Supporting a Column

Keith's second book, published in 1966, reflects on the trails of taking on a daily column in the Sun News Pictorial and his efforts in keeping it upright.


Cover of the  book

From the cover

One of Australia's best known journalists tells how his daily column takes shape and is eventually filled — if sometimes at the very last minute. Personalities, entertainers, Royalty, fire, flood and accident are all ready sources for material, but the columnist tells the story 'behind the news' and usually has to discover it or even encourage it personally.

Some of the better known people who have helped Keith Dunstan support his columns in the Brisbane Courier-Mail and the Melbourne Sun News-Pictorial have included Danny Kaye, Peter Ustinov, the Beatles, the 'Shrimp', the Livingston brothers, Sophie Tucker, Dame Mabel Brookes and Barry Humphries. He writes about them (and many, many others), with wit and perception.

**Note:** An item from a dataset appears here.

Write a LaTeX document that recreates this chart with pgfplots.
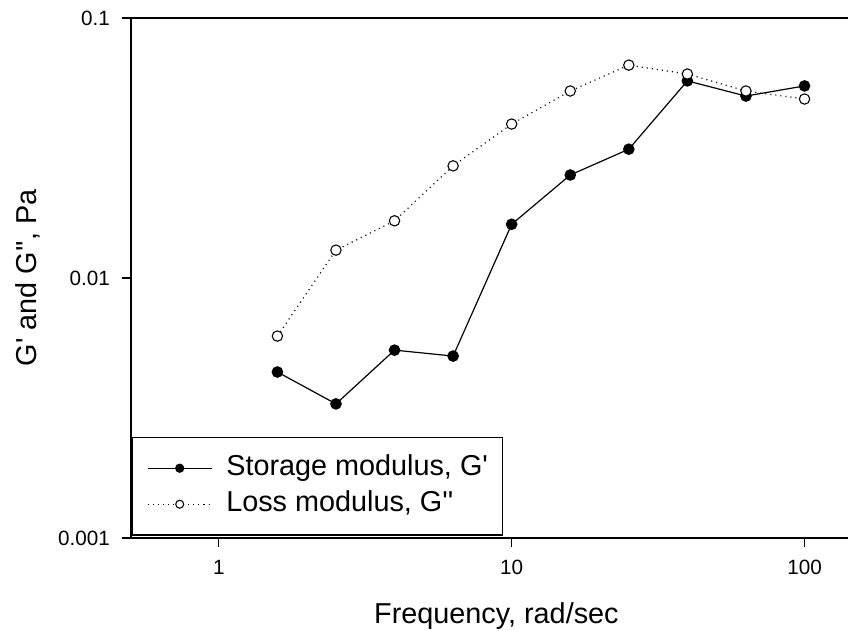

He also has some illuminating things to say about Royal Tours and the relationship between members of the Royal Family and the Press.

His columns have taken him around Australia and beyond. He has visited nuclear bomber bases in the United States; Buddhist priests in Vietnam; cock fights in Manila and the 'Aus-tralian' waifs at Kure in Japan. Keith Dunstan is frank and amusing — this book makes highly entertaining reading.


Forward

There are two questions a newspaper columnist is called on to answer on an average of about 365 times a year: How do you manage to gather the information for all those items you write about in your column? And: Is that all you do each day-just write those little bits and pieces? What else do you do on the paper?

I never know how to answer. I always remember asking Red Smith, famous sports columnist of the New York Herald Tribune, how he dealt with questions of this sort, when he was in Mel­ bourne for the 1956 Olympic Games. Red said he had a stock answer: "I always say that writing a daily column is the simplest thing in the world. All you have to do is saddle up at your type­ writer every day, no matter where you are, or where you've been the night before, and start tap, tap, tapping away-every word a drop of blood. And when you've filled the space, waiting there to be filled every day, as inevitable as death, you say to yourself, 'There goes another chip off your brain, Smith, but you've gotta eat!'"

Then there are those who say to you: "But what a wonderful life you columnists lead, the way you get around, meeting and mixing with 'interesting people' all the time." My reply to them is usually: "Yes, I suppose in some ways a columnist leads an enviable existence-if only you didn't have to lead it every day, day in day out, week in week out, year in year out ..." How a columnist manages to endure it all is the theme of this book by Keith Dunstan.

In Melbourne Keith and I, although our papers are in the same stable, are looked on as rival columnists. We are. We also happen to be close friends, who have been on the journalistic road together since Keith came out of the RAAF at the end of the Second World War.

Hardly a day goes by without somebody sidling up to me at a party, or the races, or the theatre, or in the street, and saying, "Did you read that delightful bit Dunstan had in the Sun this morning?" Sometimes I wince, this to have been the story I had hoped to start tap, tap, tapping away to launch my own column on its way on that particular day. More often, I find myself laughing out loud over something I've read in my 'rival's' column in bed in the mornings.

That's the test. When a columnist can provoke a tired and rather jaded fellow-columnist to laugh out loud in bed in the mornings! And I know of no other writer in Australia who writes so consistently amusingly, so capably and knowledgeably on such a wide variety of subjects, as Keith Dunstan.

To me the wonder of it all is how he has ever found time, between his daily commitments, his regular magazine articles, his broadcasts and television appearances, to assemble this book, which had me laughing out loud again as I read the manuscript.

And when you have read it I think you'll be more inclined to sympathise with us columnists and some of the things we are called on to endure in between our trips and meeting all those "interesting people" - especially on such "horror column" occasions, as Keith calls them, as Royal Tours, "footy" finals, Cup, Show, and Moomba days, the One Day of the Year, and all those other days that all columnists live in mortal fear of, the day that "nothing turns up".

E.W. Tipping, Melbourne, September 1966.